ただ、4-6月期の結果は好決算とは言い切れない。総収入の前年同期比伸び率は1-3月期の17.0%から低下。1株当たり利益の伸び率も1-3月期(20.0%)の半分以下になっている。なかでも1株あたり利益は2023年7-9月期から4四半期連続で2.9ドル台での横ばいとなっており、収益力の向上が進んでいない様子が感じられる。
クラウド事業の成長は減速 設備投資は増加見通し
また、AIサービスの提供基盤として成長が期待されているクラウド事業の収入は前年同期比18.9%増の285.15億ドル。市場予想の19.5%増を下回った。また、伸び率は1-3月期の21.0%にも届かず、4四半期ぶりの成長減速となっている。AIサービスへの需要がマイクロソフトの供給能力を上回っており、欧州の一部では6月の成長が想定よりもやや低くなるケースがあったという。
一方、マイクロソフトはAIサービスの拡充に向けた設備投資に積極的な見通しを示した。エイミー・フッドCFOは30日の決算会見で、「2025年6月通期の設備投資費用は2024年6月通期よりも多くなる見通しだ」と述べた。また、4-6月期の設備投資額(190億ドル)について、ほぼすべてがクラウドやAI関連だったと説明。このうち半分はデータセンターの建設やリースにかかる費用で、残る半分は主にサーバーに用いられる半導体にかかる費用という。サーバーに関連する投資は、AIサービスへの需要の見通しに応じて調整していると説明している。
マイクロソフトの株価は一時8%安 買い戻しも
こうした、総収入とクラウド事業の成長減速、ほぼ横ばいが続く1株当たり利益に、今後の設備投資増加見通しが加わった決算内容は、投資家からは好感されなかった。マイクロソフトの株価(MSFT)は30日の時間外取引で一時、389ドル程度まで下落。30日の終値(422.92ドル)との比較では約8%の値下がりとなった。ただ、その後は買い戻しも入り、2%台後半の下落率にあたる約410ドルで推移した。

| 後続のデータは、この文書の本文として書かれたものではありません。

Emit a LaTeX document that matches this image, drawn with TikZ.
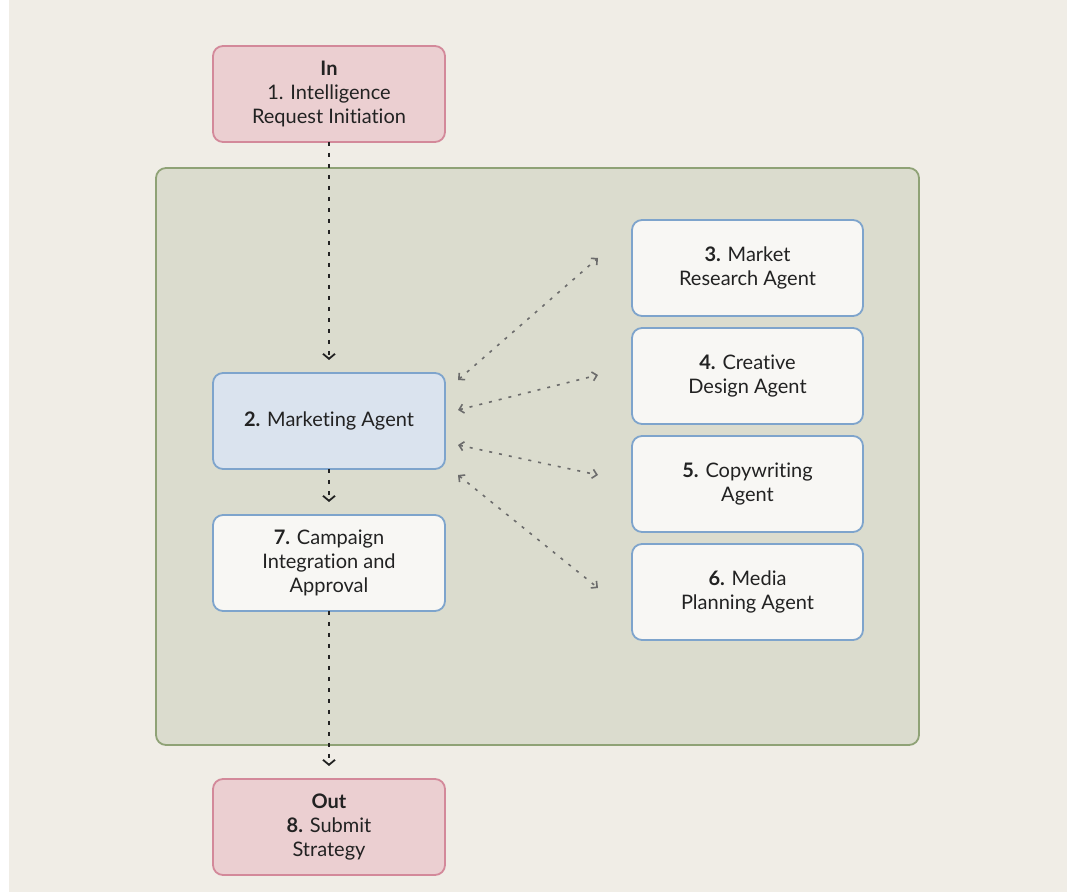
\documentclass[tikz,border=0pt]{standalone}
\usepackage{fontspec}
\setmainfont{Lato}[Ligatures={NoCommon,NoRare,NoContextual}]
\usepackage{xcolor}
\definecolor{paper}{HTML}{F0EDE6}
\definecolor{pool}{HTML}{DBDCCE}
\definecolor{poolline}{HTML}{8FA276}
\definecolor{rose}{HTML}{EBCFD1}
\definecolor{roseline}{HTML}{D3899A}
\definecolor{sky}{HTML}{DAE3EE}
\definecolor{skyline}{HTML}{7EA4CC}
\definecolor{chalk}{HTML}{F8F7F4}
\definecolor{ink}{HTML}{222222}
\usepackage{tikz}
\usetikzlibrary{arrows.meta,positioning}
\tikzset{
  box/.style={draw,rounded corners=10pt,line width=1.8pt,outer sep=0pt,%
    minimum width=232pt,minimum height=96pt,align=center,text=ink,%
    font=\fontsize{20pt}{24pt}\selectfont},
  stage/.style={box,fill=rose,draw=roseline},
  agent/.style={box,fill=sky,draw=skyline},
  task/.style={box,fill=chalk,draw=skyline},
  group/.style={draw=poolline,fill=pool,line width=1.8pt,rounded corners=10pt},
  flow/.style={-{Straight Barb[length=5pt,width=12pt]},line width=1.8pt,%
    dash pattern=on 4pt off 7pt,draw=ink,shorten >=13pt},
  link/.style={{Straight Barb[length=4.5pt,width=9pt]}-{Straight Barb[length=4.5pt,width=9pt]},%
    line width=1.6pt,dash pattern=on 3pt off 7pt,draw=gray!85!black},
}

\begin{document}
\begin{tikzpicture}[x=1pt,y=1pt,node distance=12pt]
\useasboundingbox (0,0) rectangle (1080,892);
\fill[paper] (9,0) rectangle (1067,892);
\draw[group] (156,147) rectangle (919,724);
\node[stage] (req) at (329,798) {\textbf{In}\\1. Intelligence\\Request Initiation};
\node[agent,below=231pt of req] (mkt) {\textbf{2.} Marketing Agent};
\node[task,below=46pt of mkt] (camp) {\textbf{7.} Campaign\\Integration and\\Approval};
\node[stage,below=168pt of camp] (out) {\textbf{Out}\\\textbf{8.} Submit\\Strategy};
\node[task,minimum width=231pt] (res) at (747.5,624) {\textbf{3.} Market\\Research Agent};
\node[task,minimum width=231pt,below=of res] (des) {\textbf{4.} Creative\\Design Agent};
\node[task,minimum width=231pt,below=of des] (copy) {\textbf{5.} Copywriting\\Agent};
\node[task,minimum width=231pt,below=of copy] (media) {\textbf{6.} Media\\Planning Agent};
\draw[flow] (req) -- (mkt);
\draw[flow] (mkt) -- (camp);
\draw[flow] (camp) -- (out);
\draw[link] ([shift={(13pt,41pt)}]mkt.east) -- ([shift={(-34pt,10pt)}]res.west);
\draw[link] ([shift={(13pt,11pt)}]mkt.east) -- ([shift={(-34pt,1pt)}]des.west);
\draw[link] ([shift={(13pt,-24pt)}]mkt.east) -- ([shift={(-34pt,9pt)}]copy.west);
\draw[link] ([shift={(13pt,-54pt)}]mkt.east) -- ([shift={(-34pt,4pt)}]media.west);
\end{tikzpicture}
\end{document}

マイクロソフト株が急落後に買い戻された理由には、決算会見の中でクラウド事業の成長加速の兆しが示されたことがある。フッド氏はAIサービスのAzure(アジュール)の成長は2025年1-6月期に「加速する」と説明。背景として、設備投資の結果としてAIサービスの供給能力が増すことを挙げた。サティヤ・ナデラCEOは世界各地で建設を進めるデータセンターは「次の十年とさらに先の成長を実現する長期的な資産だ」と述べている。